4NF, Multivalued Dependencies without Functional Dependencies


We have a relation R(A,B,C,D,E) with multivalued dependencies:

A->>B
B->>D

Relation R doesn't have any functional dependencies.

Suppose we decompose R into 4NF.

Since we don't have any functional dependencies, the only key is all attributes (A,B,C,D,E). There are two ways we can decompose R:

R1(A,B) R2(A,C,D,E) 
R3(B,D) R4(A,B,C,E)

These 2 decompositions are final since there are no nontrivial multivalued dependencies left,

What are problems with my reasoning?


Solution

  • Relation R doesn't have any functional dependencies.

    You mean, non-trivial FDs (functional dependencies). (There must always be trivial FDs.)

    Assuming that the MVDs (multivalued dependencies) holding in R are those in the transitive closure of {A ↠ B, B ↠ D}:

    In 1 R1(A,B) R2(A,C,D,E), we can reconstruct R as R1 JOIN R2 and both R1 & R2 are in 4NF and their join will satisfy A ↠ B. If some component contained all the attributes of the other MVD then we could further decompose it per that MVD. And we would know that, given some alleged values for all components, their alleged reconstruction of R by joining would satisfy both MVDs. But here there is no such component. So we can't further decompose. And we know that an alleged reconstruction of R by joining satisfies A ↠ B but we would still have to check whether B ↠ D. We say that the MVD B ↠ D is "not preserved" and the decomposition to R1 & R2 "does not preserve MVDs".

    In 2 R3(B,D) R4(A,B,C,E), we can reconstruct R as R3 JOIN R4 and both R3 & R4 are in 4NF and the join will satisfy B ↠ D. Now some component contains all the attributes of the other MVD so we can further decompose it per that MVD. And we know that, given some alleged values for all components, their alleged reconstruction of R by joining satisfies both MVDs. That component is R4, which we can further decompose, reconstructing as AB JOIN ACE. And we know that an alleged reconstruction of R by joining satisfies both A ↠ B & B ↠ D. Because the MVDs in the original appear in a component, we say these decompositions "preserve MVDs".

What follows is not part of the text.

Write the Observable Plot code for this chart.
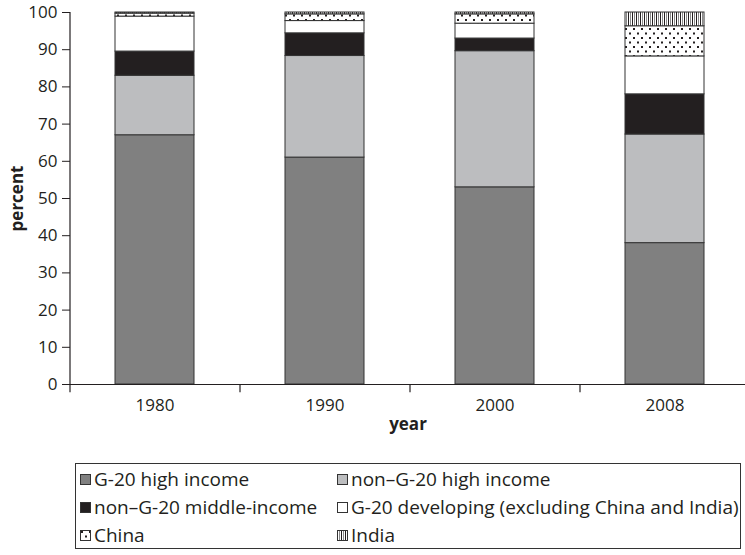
<!DOCTYPE html>
<html><head><meta charset="utf-8">
<script src="https://cdn.jsdelivr.net/npm/d3@7"></script>
<script src="https://cdn.jsdelivr.net/npm/@observablehq/plot@0.6"></script>
<style>
body{margin:0;background:#fff;font-family:"Open Sans",sans-serif;color:#231f20;}
#chart{position:absolute;left:0;top:0;}
#legend{position:absolute;left:75px;top:463px;width:666px;height:86px;border:1px solid #333;box-sizing:border-box;
  display:grid;grid-template-columns:257px auto;grid-auto-rows:28px;padding:1px 0 0 4px;font-size:19px;}
.item{display:flex;align-items:center;white-space:nowrap;}
.item svg{margin-right:3px;flex:none;}
</style></head>
<body>
<div id="chart"></div>
<div id="legend"></div>
<script>
const years = ["1980", "1990", "2000", "2008"];
const seriesNames = ["G-20 high income", "non–G-20 high income", "non–G-20 middle-income",
  "G-20 developing (excluding China and India)", "China", "India"];
const g20High = [67, 61, 53, 38];
const nonG20High = [16, 27.3, 36.6, 29.2];
const nonG20Middle = [6.5, 6.1, 3.4, 10.8];
const g20Developing = [9.4, 3.3, 4.0, 10.2];
const china = [0.8, 1.8, 2.5, 8.1];
const india = [0.3, 0.5, 0.5, 3.7];
const yTicks = [0, 10, 20, 30, 40, 50, 60, 70, 80, 90, 100];
const legendOrder = [0, 1, 2, 3, 4, 5];

const fills = ["#808080", "#bcbdbf", "#231f20", "#ffffff", "url(#pat-china)", "url(#pat-india)"];
const seriesValues = [g20High, nonG20High, nonG20Middle, g20Developing, china, india];
const rows = [];
years.forEach((yr, i) => seriesNames.forEach((s, j) => rows.push({year: yr, series: s, value: seriesValues[j][i]})));

const step = 170;
const chart = Plot.plot({
  width: 745, height: 440,
  marginTop: 12, marginBottom: 56, marginLeft: 70, marginRight: 0,
  style: {fontFamily: "Open Sans", fontSize: "17px", color: "#231f20", background: "white"},
  x: {domain: years, range: [70, 750], paddingInner: 0.535, paddingOuter: 0.2675,
      tickSize: 0, tickPadding: 14, label: "year", labelAnchor: "center", labelOffset: 45, labelArrow: "none"},
  y: {domain: [0, 100], ticks: yTicks, tickSize: 8, tickPadding: 5, label: "percent", labelAnchor: "center", labelOffset: 60, labelArrow: "none"},
  color: {domain: seriesNames, range: fills},
  marks: [
    Plot.barY(rows, {x: "year", y: "value", fill: "series", stroke: "#333", strokeWidth: 1}),
    Plot.ruleY([0], {stroke: "#231f20", strokeWidth: 1.2}),
    Plot.ruleX(years, {x: d => d, dx: -step / 2, y1: -2.2, y2: d => d === years[0] ? 100 : 0, stroke: "#231f20", strokeWidth: 1.2})
  ]
});

const defs = `<defs>
<pattern id="pat-china" patternUnits="userSpaceOnUse" width="8" height="9">
 <rect width="8" height="9" fill="#fff"/>
 <rect x="1" y="1" width="2" height="2" fill="#231f20"/>
 <rect x="5" y="5.5" width="2" height="2" fill="#231f20"/>
</pattern>
<pattern id="pat-india" patternUnits="userSpaceOnUse" width="4" height="4">
 <rect width="4" height="4" fill="#fff"/>
 <rect x="0" width="1" height="4" fill="#231f20"/>
 <rect x="2" width="1" height="4" fill="#8a8a8a"/>
</pattern></defs>`;
chart.insertAdjacentHTML("afterbegin", defs);
d3.select(chart).selectAll("text").each(function() {
  const t = this.textContent.trim();
  if (t.startsWith("percent") || t.startsWith("year")) d3.select(this).attr("font-weight", "bold").style("font-size", "17px");
});
document.getElementById("chart").appendChild(chart);

const legend = document.getElementById("legend");
legendOrder.forEach(j => {
  const div = document.createElement("div");
  div.className = "item";
  div.innerHTML = `<svg width="11" height="11"><rect x="0.5" y="0.5" width="10" height="10" fill="${fills[j]}" stroke="#333" stroke-width="1"/></svg><span>${seriesNames[j]}</span>`;
  legend.appendChild(div);
});
</script>
</body></html>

    PS 1 The 4NF decomposition must be to three components

    MVDs always come in pairs. Suppose MVD X ↠ Y holds in a relation with attributes S, normalized to components XY & X(S-Y). Notice that S-XY is the set of non-X non-Y attributes, and X(S-Y) = X(S-XY). Then there is also an MVD X ↠ S-XY, normalized to components X(S-XY) & X(S-(S-XY)), ie X(S-XY) & XY, ie X(S-Y) & XY. Why? Notice that both MVDs give the same component pair. Ie both MVDs describe the same condition, that S = XY JOIN X(S-XY). So when an MVD holds, that partner holds too. We can write the condition expressed by each of the MVDs using the special explicit & symmetrical notation X ↠ Y | S-XY.

    We say a JD (join dependency) of some components of S holds if and only if they join to S. So if S = XY JOIN X(S-Y) = XY JOIN X(S-XY) then the JD *{XY, X(S-XY)} holds. Ie the condition that both MVDs describe is that JD. So a certain MVD and a certain binary JD correspond. That's one way of seeing why normalizing an MVD away involves a 2-way join and why MVDs come in pairs. The JDs that cause a 4NF relation to not be in 5NF are those that do not correspond to MVDs.

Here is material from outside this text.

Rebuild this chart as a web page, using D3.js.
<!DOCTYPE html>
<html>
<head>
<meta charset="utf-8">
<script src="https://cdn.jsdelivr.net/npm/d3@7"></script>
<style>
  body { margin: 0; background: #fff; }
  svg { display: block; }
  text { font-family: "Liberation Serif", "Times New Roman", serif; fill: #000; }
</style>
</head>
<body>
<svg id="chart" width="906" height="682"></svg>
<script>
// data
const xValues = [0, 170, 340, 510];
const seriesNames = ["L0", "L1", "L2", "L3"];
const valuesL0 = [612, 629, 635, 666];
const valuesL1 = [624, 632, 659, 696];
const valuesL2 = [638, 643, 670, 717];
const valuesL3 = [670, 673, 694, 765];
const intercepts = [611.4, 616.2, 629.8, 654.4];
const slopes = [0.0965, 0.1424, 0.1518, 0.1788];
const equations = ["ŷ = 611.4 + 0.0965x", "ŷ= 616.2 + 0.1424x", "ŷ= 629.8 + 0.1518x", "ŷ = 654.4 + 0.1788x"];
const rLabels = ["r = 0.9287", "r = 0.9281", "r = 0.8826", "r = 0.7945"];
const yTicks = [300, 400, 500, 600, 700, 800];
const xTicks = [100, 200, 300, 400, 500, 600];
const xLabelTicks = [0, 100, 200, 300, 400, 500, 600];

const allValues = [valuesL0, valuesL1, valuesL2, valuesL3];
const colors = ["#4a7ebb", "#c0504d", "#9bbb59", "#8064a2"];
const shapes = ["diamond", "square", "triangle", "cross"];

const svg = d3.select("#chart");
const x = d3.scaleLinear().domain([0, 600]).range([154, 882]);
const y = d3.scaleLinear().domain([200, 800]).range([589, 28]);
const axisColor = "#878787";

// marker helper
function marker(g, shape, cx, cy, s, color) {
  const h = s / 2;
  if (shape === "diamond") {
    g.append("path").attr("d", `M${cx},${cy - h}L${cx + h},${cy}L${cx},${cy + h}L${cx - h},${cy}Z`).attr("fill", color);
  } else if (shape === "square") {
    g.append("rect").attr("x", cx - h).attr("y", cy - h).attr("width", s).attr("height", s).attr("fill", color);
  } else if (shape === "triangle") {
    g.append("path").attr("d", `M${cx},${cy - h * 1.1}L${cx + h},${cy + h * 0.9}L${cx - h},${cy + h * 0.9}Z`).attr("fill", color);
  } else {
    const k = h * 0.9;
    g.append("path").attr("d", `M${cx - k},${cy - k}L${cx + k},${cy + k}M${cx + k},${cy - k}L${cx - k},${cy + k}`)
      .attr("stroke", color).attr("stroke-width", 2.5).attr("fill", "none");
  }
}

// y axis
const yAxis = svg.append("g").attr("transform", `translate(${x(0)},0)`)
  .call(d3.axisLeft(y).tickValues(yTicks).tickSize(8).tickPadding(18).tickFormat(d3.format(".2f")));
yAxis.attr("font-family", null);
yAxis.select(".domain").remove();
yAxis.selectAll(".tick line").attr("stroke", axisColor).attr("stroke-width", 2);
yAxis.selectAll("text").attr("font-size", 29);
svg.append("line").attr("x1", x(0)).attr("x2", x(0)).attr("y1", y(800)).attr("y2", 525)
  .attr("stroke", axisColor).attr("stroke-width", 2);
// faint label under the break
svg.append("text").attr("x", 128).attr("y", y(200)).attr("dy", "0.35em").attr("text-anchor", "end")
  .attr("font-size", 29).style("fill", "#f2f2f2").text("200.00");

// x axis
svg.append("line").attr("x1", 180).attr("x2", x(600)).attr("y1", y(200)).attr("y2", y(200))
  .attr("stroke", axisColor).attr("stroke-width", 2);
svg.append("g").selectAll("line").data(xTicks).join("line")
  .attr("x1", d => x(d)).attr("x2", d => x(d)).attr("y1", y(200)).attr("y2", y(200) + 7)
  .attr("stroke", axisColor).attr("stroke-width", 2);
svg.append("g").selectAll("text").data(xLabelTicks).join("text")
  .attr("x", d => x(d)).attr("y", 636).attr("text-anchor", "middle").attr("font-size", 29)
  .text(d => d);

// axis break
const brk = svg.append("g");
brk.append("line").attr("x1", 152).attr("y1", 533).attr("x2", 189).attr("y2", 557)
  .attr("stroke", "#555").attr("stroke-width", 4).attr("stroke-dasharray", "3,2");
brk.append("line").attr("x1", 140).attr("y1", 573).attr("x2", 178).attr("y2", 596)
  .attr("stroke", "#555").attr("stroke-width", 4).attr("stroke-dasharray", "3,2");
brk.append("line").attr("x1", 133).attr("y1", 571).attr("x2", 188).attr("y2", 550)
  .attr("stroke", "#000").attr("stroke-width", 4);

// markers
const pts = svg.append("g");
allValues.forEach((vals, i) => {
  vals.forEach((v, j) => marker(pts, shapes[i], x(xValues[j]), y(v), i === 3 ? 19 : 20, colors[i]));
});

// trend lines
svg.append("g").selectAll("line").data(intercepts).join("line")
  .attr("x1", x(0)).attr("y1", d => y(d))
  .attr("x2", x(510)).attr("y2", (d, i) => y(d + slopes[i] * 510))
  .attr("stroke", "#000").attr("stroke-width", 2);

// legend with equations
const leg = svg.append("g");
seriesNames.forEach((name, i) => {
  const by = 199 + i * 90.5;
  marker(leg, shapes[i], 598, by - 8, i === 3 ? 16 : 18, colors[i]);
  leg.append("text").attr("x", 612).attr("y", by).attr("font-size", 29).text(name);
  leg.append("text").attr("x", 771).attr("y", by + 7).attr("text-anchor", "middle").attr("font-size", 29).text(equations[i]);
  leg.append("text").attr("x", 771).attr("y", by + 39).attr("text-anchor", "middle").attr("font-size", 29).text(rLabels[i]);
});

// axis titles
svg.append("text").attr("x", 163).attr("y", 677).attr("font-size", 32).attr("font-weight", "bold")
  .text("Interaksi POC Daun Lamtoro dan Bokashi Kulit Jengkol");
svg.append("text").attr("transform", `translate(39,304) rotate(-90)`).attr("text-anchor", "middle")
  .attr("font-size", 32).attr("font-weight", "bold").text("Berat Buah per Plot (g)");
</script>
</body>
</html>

    Your example involves two MVDs that aren't partners & neither otherwise holds as a consequence of the other, so you know that the final form of a lossless decomposition will involve two joins, one for each MVD pair.

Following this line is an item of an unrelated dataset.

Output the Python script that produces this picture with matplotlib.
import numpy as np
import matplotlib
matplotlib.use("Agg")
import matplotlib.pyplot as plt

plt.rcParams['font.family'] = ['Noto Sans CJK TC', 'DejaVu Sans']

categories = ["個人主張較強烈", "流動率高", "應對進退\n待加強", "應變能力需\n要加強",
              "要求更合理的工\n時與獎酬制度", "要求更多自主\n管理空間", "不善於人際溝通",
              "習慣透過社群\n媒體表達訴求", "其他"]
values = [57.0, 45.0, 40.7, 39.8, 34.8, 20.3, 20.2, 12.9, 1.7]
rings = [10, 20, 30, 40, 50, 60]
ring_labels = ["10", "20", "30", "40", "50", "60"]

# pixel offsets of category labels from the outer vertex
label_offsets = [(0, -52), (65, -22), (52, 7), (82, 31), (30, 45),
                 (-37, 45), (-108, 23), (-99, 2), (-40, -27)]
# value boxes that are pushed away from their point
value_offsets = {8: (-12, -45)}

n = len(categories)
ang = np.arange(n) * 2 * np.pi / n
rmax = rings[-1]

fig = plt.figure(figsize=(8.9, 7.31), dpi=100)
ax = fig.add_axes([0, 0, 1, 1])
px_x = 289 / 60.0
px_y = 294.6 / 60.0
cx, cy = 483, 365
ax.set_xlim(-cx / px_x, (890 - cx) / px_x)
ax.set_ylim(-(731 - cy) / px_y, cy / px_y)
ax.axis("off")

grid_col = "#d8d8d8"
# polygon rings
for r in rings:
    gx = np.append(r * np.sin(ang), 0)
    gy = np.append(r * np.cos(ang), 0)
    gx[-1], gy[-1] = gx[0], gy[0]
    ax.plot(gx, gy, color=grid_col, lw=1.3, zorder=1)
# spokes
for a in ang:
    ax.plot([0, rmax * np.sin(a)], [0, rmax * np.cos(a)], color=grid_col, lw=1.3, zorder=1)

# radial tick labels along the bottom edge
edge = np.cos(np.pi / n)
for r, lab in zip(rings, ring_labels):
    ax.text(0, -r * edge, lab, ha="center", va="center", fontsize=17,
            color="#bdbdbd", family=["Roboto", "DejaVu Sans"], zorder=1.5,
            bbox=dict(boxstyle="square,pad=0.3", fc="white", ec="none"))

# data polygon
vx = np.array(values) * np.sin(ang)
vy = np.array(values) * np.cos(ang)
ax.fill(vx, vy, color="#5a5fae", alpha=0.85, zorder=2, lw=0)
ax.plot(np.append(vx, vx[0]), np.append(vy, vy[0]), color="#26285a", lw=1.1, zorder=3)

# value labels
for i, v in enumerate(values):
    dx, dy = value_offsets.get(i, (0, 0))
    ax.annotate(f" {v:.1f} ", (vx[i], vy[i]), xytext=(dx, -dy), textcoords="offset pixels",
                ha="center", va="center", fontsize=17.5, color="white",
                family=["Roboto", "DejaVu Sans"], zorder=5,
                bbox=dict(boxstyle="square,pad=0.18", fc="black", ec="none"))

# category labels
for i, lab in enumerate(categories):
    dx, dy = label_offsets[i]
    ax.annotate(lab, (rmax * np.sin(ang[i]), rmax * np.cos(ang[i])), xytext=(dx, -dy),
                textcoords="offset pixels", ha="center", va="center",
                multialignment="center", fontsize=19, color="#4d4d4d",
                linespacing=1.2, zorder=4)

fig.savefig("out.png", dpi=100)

    PS 2 Ambiguity of "Suppose we have a relation with these multi-valued dependencies"

    When decomposing per FDs (functional dependencies) we are usually given a canonical/minimal cover for the relation, ie a set in a certain form whose transitive closure under Armstrong's axioms (set of FDs that must consequently hold) holds all the FDs in the relation. This is frequently forgotten when we are told that some FDs hold. We must either be given a canonical/minimal cover for the relation or be given an arbitrary set and be told that the FDs that hold in the relation are the ones in its transitive closure. If we're just given a set of FDs that hold, we know that the ones in its transitive closure hold, but there might be others. So in general we can't normalize.

    Here you give some MVDs that hold. But they aren't the only ones, because each has a partner. Moreover others might (and here do) consequently hold. (Eg X ↠ Y and Y ↠ Z implies X ↠ Z-Y holds.) But you don't say that they form a canonical or minimal cover. One way to get a canonical form for MVDs (a unique one per each transitive closure, hopefully more concise!) would be a minimal cover (one that can't lose any MVDs and still have the same transitive closure) augmented by the partner of each MVD. (Whereas for FDs the standard canonical form is minimal.) You also don't say "the MVDs that hold are those in the transitive closure of these". You just say that those MVDs hold. So maybe some not in the transitive closure do too. So your example can't be solved. We can guess that you probably mean that this is a minimal cover. (It's not canonical.) Or that the MVDs that hold in the relation are those in the transitive closure of the given ones. (Which in this case are then a minimal cover.)